Basta ver o que um país perde quando cede a sua soberania monetária, como foi o caso de Portugal quando aderiu ao euro, para verificar como não pode haver sustentabilidade para um país como membro respeitado da comunidade internacional se não dispuser da sua soberania monetária. Recordemos os poderes soberanos que o País perdeu com a entrada no euro.
Perdemos:
– instrumentos essenciais da política económica (política monetária e cambial);
– autonomia do Estado em relação aos mercados financeiros e às agências de rating;
–  autonomia das decisões orçamentais e com isso grande parte da soberania em geral;
– controlo do sistema financeiro por ter deixado de existir um prestamista de última instância nacional (função anteriormente exercida pelo Banco de Portugal);
– possibilidades de o Estado controlar sectores essenciais para a independência nacional.

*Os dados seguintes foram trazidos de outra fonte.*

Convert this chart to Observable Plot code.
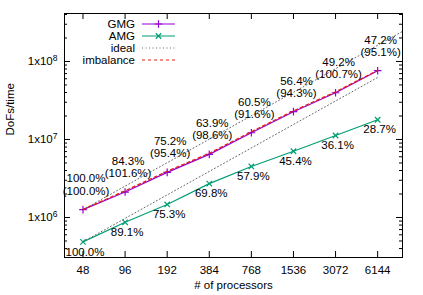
<!DOCTYPE html>
<html><head><meta charset="utf-8">
<script src="https://cdn.jsdelivr.net/npm/d3@7"></script>
<script src="https://cdn.jsdelivr.net/npm/@observablehq/plot@0.6"></script>
<style>
html,body{margin:0;padding:0;background:#fff;}
#chart{width:423px;height:295px;overflow:hidden;}
</style></head><body><div id="chart"></div>
<script>
// ---- data ----
const procs = [48, 96, 192, 384, 768, 1536, 3072, 6144];
const gmg = [1.26e6, 2.12e6, 3.79e6, 6.44e6, 1.22e7, 2.27e7, 3.97e7, 7.61e7];
const amg = [4.87e5, 8.68e5, 1.47e6, 2.72e6, 4.51e6, 7.07e6, 1.125e7, 1.79e7];
const imbalance = [1.27e6, 2.2e6, 3.92e6, 6.65e6, 1.26e7, 2.33e7, 4.08e7, 7.7e7];
const gmgEff = ["100.0%", "84.3%", "75.2%", "63.9%", "60.5%", "56.4%", "49.2%", "47.2%"];
const gmgImb = ["(100.0%)", "(101.6%)", "(95.4%)", "(98.6%)", "(91.6%)", "(94.3%)", "(100.7%)", "(95.1%)"];
const amgEff = ["100.0%", "89.1%", "75.3%", "69.8%", "57.9%", "45.4%", "36.1%", "28.7%"];
const idealGmgProcs = [48, 9200];
const idealGmgVals = [1.26e6, 2.415e8];
const idealAmgProcs = [48, 6144];
const idealAmgVals = [4.87e5, 6.23e7];
const yMajorTicks = [1e6, 1e7, 1e8];
const yMinorTicks = [4e5, 5e5, 6e5, 7e5, 8e5, 9e5, 2e6, 3e6, 4e6, 5e6, 6e6, 7e6, 8e6, 9e6,
  2e7, 3e7, 4e7, 5e7, 6e7, 7e7, 8e7, 9e7, 2e8, 3e8, 4e8];
const legendLabels = ["GMG", "AMG", "ideal", "imbalance"];
const xLabel = "# of processors";
const yLabel = "DoFs/time";

// ---- tables ----
const gmgData = procs.map((p, i) => ({p, v: gmg[i], t: gmgEff[i] + "\n" + gmgImb[i]}));
const amgData = procs.map((p, i) => ({p, v: amg[i], t: amgEff[i]}));
const imbData = procs.map((p, i) => ({p, v: imbalance[i]}));
const idealG = idealGmgProcs.map((p, i) => ({p, v: idealGmgVals[i]}));
const idealA = idealAmgProcs.map((p, i) => ({p, v: idealAmgVals[i]}));

const C = {gmg: "#9400d3", amg: "#009e73", ideal: "#666666", imb: "#e51e10"};
const W = 423, H = 295, mL = 64, mR = 21, mT = 13, mB = 38;
const fw = W - mL - mR, fh = H - mT - mB;
const font = "'Liberation Sans', Arial, Helvetica, sans-serif";
const FS = 11.5;
const R = 2.6;

const plot = Plot.plot({
  width: W, height: H,
  marginLeft: mL, marginRight: mR, marginTop: mT, marginBottom: mB,
  style: {fontFamily: font, fontSize: FS + "px", color: "#000", background: "#fff"},
  x: {type: "log", base: 2, domain: [35.4, 9250]},
  y: {type: "log", domain: [3.07e5, 4.12e8]},
  marks: [
    Plot.axisX(procs, {tickSize: 0, tickPadding: 8, tickFormat: d => String(d), label: null, fontSize: FS}),
    Plot.axisY(yMajorTicks, {tickSize: 0, tickPadding: 7, label: null, fontSize: FS,
      tickFormat: d => "1x10^" + Math.round(Math.log10(d))}),
    Plot.text([xLabel], {frameAnchor: "bottom", dy: 31, fontSize: FS}),
    Plot.text([yLabel], {frameAnchor: "left", dx: -54, rotate: -90, fontSize: FS}),
    // inward ticks
    Plot.tickX(procs, {x: d => d, insetTop: fh - 6, stroke: "#000"}),
    Plot.tickX(procs, {x: d => d, insetBottom: fh - 6, stroke: "#000"}),
    Plot.tickY(yMajorTicks, {y: d => d, insetRight: fw - 6, stroke: "#000"}),
    Plot.tickY(yMajorTicks, {y: d => d, insetLeft: fw - 6, stroke: "#000"}),
    Plot.tickY(yMinorTicks, {y: d => d, insetRight: fw - 3, stroke: "#000"}),
    Plot.tickY(yMinorTicks, {y: d => d, insetLeft: fw - 3, stroke: "#000"}),
    // series
    Plot.line(gmgData, {x: "p", y: "v", stroke: C.gmg, strokeWidth: 1.2}),
    Plot.dot(gmgData, {x: "p", y: "v", symbol: "plus", r: R, stroke: C.gmg, strokeWidth: 1.2}),
    Plot.line(amgData, {x: "p", y: "v", stroke: C.amg, strokeWidth: 1.2}),
    Plot.dot(amgData, {x: "p", y: "v", symbol: "times", r: R, stroke: C.amg, strokeWidth: 1.2}),
    Plot.line(idealG, {x: "p", y: "v", stroke: C.ideal, strokeWidth: 1, strokeDasharray: "1,2.5"}),
    Plot.line(idealA, {x: "p", y: "v", stroke: C.ideal, strokeWidth: 1, strokeDasharray: "1,2.5"}),
    Plot.line(imbData, {x: "p", y: "v", stroke: C.imb, strokeWidth: 1.2, strokeDasharray: "3,3"}),
    // labels
    Plot.text(gmgData, {x: "p", y: "v", text: "t", dx: 3, dy: -25, lineHeight: 1.05, fontSize: FS, fill: "#000"}),
    Plot.text(amgData, {x: "p", y: "v", text: "t", dx: 2, dy: 10, fontSize: FS, fill: "#000"}),
    Plot.frame({stroke: "#000", strokeWidth: 1})
  ]
});

document.getElementById("chart").appendChild(plot);

// superscript exponents on y tick labels
d3.select(plot).selectAll('g[aria-label="y-axis tick label"] text').each(function () {
  const s = this.textContent;
  const [base, exp] = s.split("^");
  const t = d3.select(this);
  t.text(base);
  t.append("tspan").attr("dy", "-0.45em").attr("font-size", "8.5px").text(exp);
});

// legend (inside the frame, top-left, gnuplot style)
const svg = d3.select(plot);
const lg = svg.append("g").attr("font-family", font).attr("font-size", FS + "px");
const rows = [24, 36, 48, 60];
const tx = 135, lx1 = 142, lx2 = 175;
const styles = [
  {stroke: C.gmg, dash: null, sym: d3.symbolPlus, w: 1.2},
  {stroke: C.amg, dash: null, sym: d3.symbolTimes, w: 1.2},
  {stroke: C.ideal, dash: "1,2.5", sym: null, w: 1},
  {stroke: C.imb, dash: "3,3", sym: null, w: 1.2}
];
legendLabels.forEach((lab, i) => {
  const y = rows[i];
  lg.append("text").attr("x", tx).attr("y", y).attr("dy", "0.32em").attr("text-anchor", "end").attr("fill", "#000").text(lab);
  const ln = lg.append("line").attr("x1", lx1).attr("x2", lx2).attr("y1", y).attr("y2", y)
    .attr("stroke", styles[i].stroke).attr("stroke-width", styles[i].w);
  if (styles[i].dash) ln.attr("stroke-dasharray", styles[i].dash);
  if (styles[i].sym) {
    lg.append("path").attr("transform", `translate(${(lx1 + lx2) / 2},${y})`)
      .attr("d", d3.symbol(styles[i].sym, Math.PI * R * R)())
      .attr("fill", "none").attr("stroke", styles[i].stroke).attr("stroke-width", styles[i].w);
  }
});
</script>
</body></html>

A pertença ao euro – um dos maiores desastres da nossa história – tem de ser revertida como primeiro passo fundamental para repor a reserva de soberania. Por isso, é urgente que a nova união defina um conjunto de procedimentos para a saída de um país da zona euro.
Por outro lado, essa nova união deve assentar num tratado que substitua o modelo federal-neoliberal e que respeite sem subterfúgios a reserva de soberania de cada Estado.
A questão da reserva de soberania é nos tempos actuais a mais importante que o País tem de enfrentar. Nela se joga a possibilidade de Portugal continuar a existir.